А им, пожалуй что, и вправду было неповадно. Этнограф Е. Карнович так описывал собственно казнь: «Палачи подтащили молодую женщину к самой яме и опустили ее почти до подмышек, как в мешок. Они взялись за заступы и живо закидали пустое пространство землею, которую потом плотно утоптали ногами. Над утоптанным местом виднелось бледное, искаженное ужасом лицо Анфисы, которая отчаянно мотала головою и двигала плечами, как будто силясь раздвинуть охватившую ее могилу и вырваться оттуда. Заметно было, что она хотела закричать или сказать что-то, но не могла, и губы ее только судорожно шевелились. Длинные и густые ее русые волосы от сильного движения головы разметались во все стороны и попризакрыли ей лицо.
Стоявшая около забора толпа, поглазевши некоторое время на молодую окопанную женщину, начала мало-помалу расходиться, а подле Анфисы стал на стражу с пищалью на плече стрелец, обязанный смотреть, чтобы мученице, обреченной на медленную смерть, никто не дал напиться или поесть. В некотором расстоянии от Анфисы, прямо перед ее лицом, поставили подсвечник с зажженною восковою свечою».
Сколько мучилась несчастная Анфиса – неизвестно. Но, как правило, казненные подобным образом жили в земле примерно пару дней. И умирали, будучи вконец безумными.
* * *
Но со временем страшная слава площади забылась. Казни на Болоте ушли в прошлое, а площадь начали использовать гораздо более гуманным образом – под рынок.
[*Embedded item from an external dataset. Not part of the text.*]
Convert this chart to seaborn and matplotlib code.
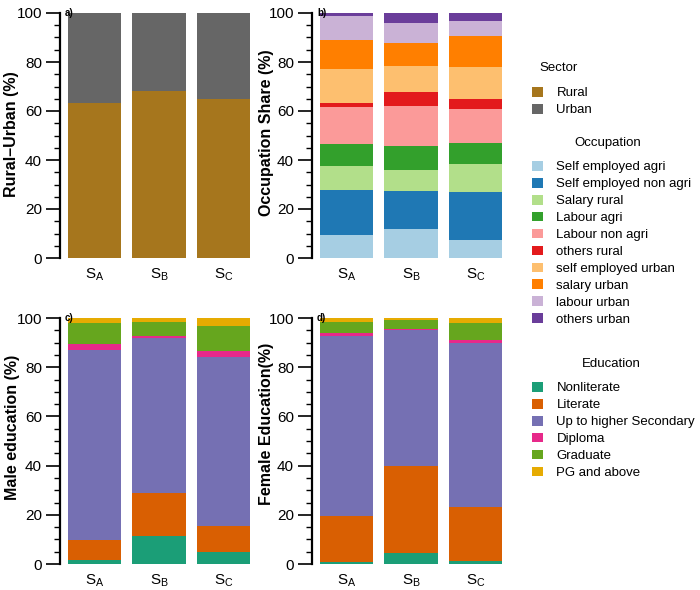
import numpy as np
import pandas as pd
import matplotlib
matplotlib.use("Agg")
import matplotlib.pyplot as plt
import seaborn as sns
from matplotlib.patches import Patch
from matplotlib.ticker import MultipleLocator

# ---------------- data ----------------
scenarios = [r"S$_\mathregular{A}$", r"S$_\mathregular{B}$", r"S$_\mathregular{C}$"]

sector_names = ["Rural", "Urban"]
rural = [63.3, 68.2, 64.9]
urban = [36.7, 31.8, 35.1]

occupation_names = ["Self employed agri", "Self employed non agri", "Salary rural",
                    "Labour agri", "Labour non agri", "others rural",
                    "self employed urban", "salary urban", "labour urban", "others urban"]
self_employed_agri = [9.3, 11.8, 7.5]
self_employed_non_agri = [18.6, 15.4, 19.6]
salary_rural = [9.5, 8.7, 11.4]
labour_agri = [9.1, 10.0, 8.4]
labour_non_agri = [15.0, 16.0, 13.9]
others_rural = [1.6, 6.0, 4.0]
self_employed_urban = [14.2, 10.5, 13.2]
salary_urban = [11.5, 9.2, 12.5]
labour_urban = [9.8, 8.5, 6.4]
others_urban = [1.4, 3.9, 3.1]

education_names = ["Nonliterate", "Literate", "Up to higher Secondary",
                   "Diploma", "Graduate", "PG and above"]
male_nonliterate = [1.6, 11.2, 5.0]
male_literate = [8.3, 17.8, 10.6]
male_upto_hs = [77.2, 62.9, 68.7]
male_diploma = [2.3, 0.9, 2.1]
male_graduate = [8.4, 5.7, 10.2]
male_pg = [2.2, 1.5, 3.4]

female_nonliterate = [0.8, 4.5, 1.1]
female_literate = [18.6, 35.3, 22.1]
female_upto_hs = [73.4, 55.2, 66.6]
female_diploma = [1.0, 0.5, 1.3]
female_graduate = [4.7, 3.6, 6.9]
female_pg = [1.5, 0.9, 2.0]

sector_colors = ["#A6761D", "#666666"]
occupation_colors = ["#A6CEE3", "#1F78B4", "#B2DF8A", "#33A02C", "#FB9A99",
                     "#E31A1C", "#FDBF6F", "#FF7F00", "#CAB2D6", "#6A3D9A"]
education_colors = ["#1B9E77", "#D95F02", "#7570B3", "#E7298A", "#66A61E", "#E6AB02"]

# ---------------- style ----------------
sns.set_theme(style="ticks", rc={"text.color": "black", "axes.labelcolor": "black",
                                 "xtick.color": "black", "ytick.color": "black",
                                 "axes.edgecolor": "black"})
plt.rcParams['font.family'] = ['Liberation Sans', 'DejaVu Sans']
plt.rcParams['mathtext.fontset'] = 'custom'
plt.rcParams['mathtext.rm'] = 'Liberation Sans'

W, H = 700, 590
fig = plt.figure(figsize=(W / 100, H / 100), dpi=100)


def px_axes(left, top, right, bottom):
    return fig.add_axes([left / W, 1 - bottom / H, (right - left) / W, (bottom - top) / H])


def stacked(ax, series_list, names, colors):
    rows = []
    for name, vals in zip(names, series_list):
        for s, v in zip(scenarios, vals):
            rows.append({"scenario": s, "category": name, "value": v})
    df = pd.DataFrame(rows)
    df["bottom"] = df.groupby("scenario", sort=False)["value"].cumsum() - df["value"]
    for name, col in zip(names, colors):
        sub = df[df["category"] == name]
        sns.barplot(data=sub, x="scenario", y="value", order=scenarios,
                    bottom=sub["bottom"].to_numpy(), color=col, saturation=1,
                    width=0.83, errorbar=None, linewidth=0, ax=ax)


def style_axis(ax, ylabel, tag, label_x, label_y):
    ax.set_xlim(-0.54, 2.54)
    ax.set_ylim(0, 100)
    ax.yaxis.set_major_locator(MultipleLocator(20))
    ax.yaxis.set_minor_locator(MultipleLocator(5))
    ax.tick_params(axis="y", which="major", length=10, width=1.2, labelsize=11, pad=3)
    ax.tick_params(axis="y", which="minor", length=4.5, width=1.0)
    ax.tick_params(axis="x", length=0, labelsize=11, pad=6)
    for sp in ["top", "right", "bottom"]:
        ax.spines[sp].set_visible(False)
    ax.spines["left"].set_linewidth(1.6)
    ax.spines["left"].set_bounds(0, 100)
    ax.set_xlabel("")
    ax.set_ylabel(ylabel, fontsize=11.5, fontweight="bold")
    ax.yaxis.set_label_coords(label_x, label_y)
    ax.text(0.025, 1.0, tag, transform=ax.transAxes, fontsize=7,
            fontweight="bold", ha="left", va="center")


ax_a = px_axes(60, 13, 258, 258)
stacked(ax_a, [rural, urban], sector_names, sector_colors)
style_axis(ax_a, "Rural\u2013Urban (%)", "a)", -0.207, 0.506)

ax_b = px_axes(312, 13, 510, 258)
stacked(ax_b, [self_employed_agri, self_employed_non_agri, salary_rural, labour_agri,
               labour_non_agri, others_rural, self_employed_urban, salary_urban,
               labour_urban, others_urban], occupation_names, occupation_colors)
style_axis(ax_b, "Occupation Share (%)", "b)", -0.19, 0.51)

ax_c = px_axes(60, 318, 258, 564)
stacked(ax_c, [male_nonliterate, male_literate, male_upto_hs, male_diploma,
               male_graduate, male_pg], education_names, education_colors)
style_axis(ax_c, "Male education (%)", "c)", -0.20, 0.557)

ax_d = px_axes(312, 318, 510, 564)
stacked(ax_d, [female_nonliterate, female_literate, female_upto_hs, female_diploma,
               female_graduate, female_pg], education_names, education_colors)
style_axis(ax_d, "Female Education(%)", "d)", -0.19, 0.57)


def add_legend(names, colors, title, left_px, first_center_px, title_cx, title_cy):
    handles = [Patch(facecolor=c, edgecolor="none") for c in colors]
    fig.legend(handles, names, loc="upper left",
               bbox_to_anchor=(left_px / W, 1 - (first_center_px - 7) / H), frameon=False,
               fontsize=9.5, handlelength=0.85,
               handleheight=0.75, handletextpad=1.0, labelspacing=0.34,
               borderaxespad=0, borderpad=0)
    fig.text(title_cx / W, 1 - title_cy / H, title, fontsize=9.5,
             ha="center", va="center")


add_legend(sector_names, sector_colors, "Sector", 532, 94, 559, 68)
add_legend(occupation_names, occupation_colors, "Occupation", 532, 168, 608, 143)
add_legend(education_names, education_colors, "Education", 532, 389, 611, 364)

fig.savefig("out.png", dpi=100)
Литератор Иван Белоусов писал: «В летние месяцы, когда начинают поспевать ягоды, Болотная площадь превращается в ягодный рынок. Подмосковные крестьяне привозят сюда целые возы клубники, крыжовника, смородины, вишни. Вишня, главным образом, привозится из местности около Воробьевых гор, где почти в каждой деревне есть большие вишневые сады».
Ягодный торг на Болоте был в первую очередь связан с вареньем. Купец Н. Варенцов сообщал: «Варка варенья была отрадным временем хозяек; как только ягоды появлялись в Москве, то хозяйки спокойствия не имели: вставали в два часа утра, отправлялись на ягодный рынок, находившийся на Болотной площади, куда подмосковные ягодники, помещики и крестьяне привозили на возах ягоды в решетах. 2—3 часа утра считались самыми выгодными для покупки ягод, так как в это время являлись на рынок представители крупных конфектных фабрик со своими приказчиками и закупали нужное им количество ягод и устанавливали на них цену. С оставшимся количеством непроданных ягод продавцы спешили скорее развязаться и были принуждены с некоторой уступкой продавать маклакам, которые и поднимали цену на ягоды и брали с явившихся на рынок позднее дороже».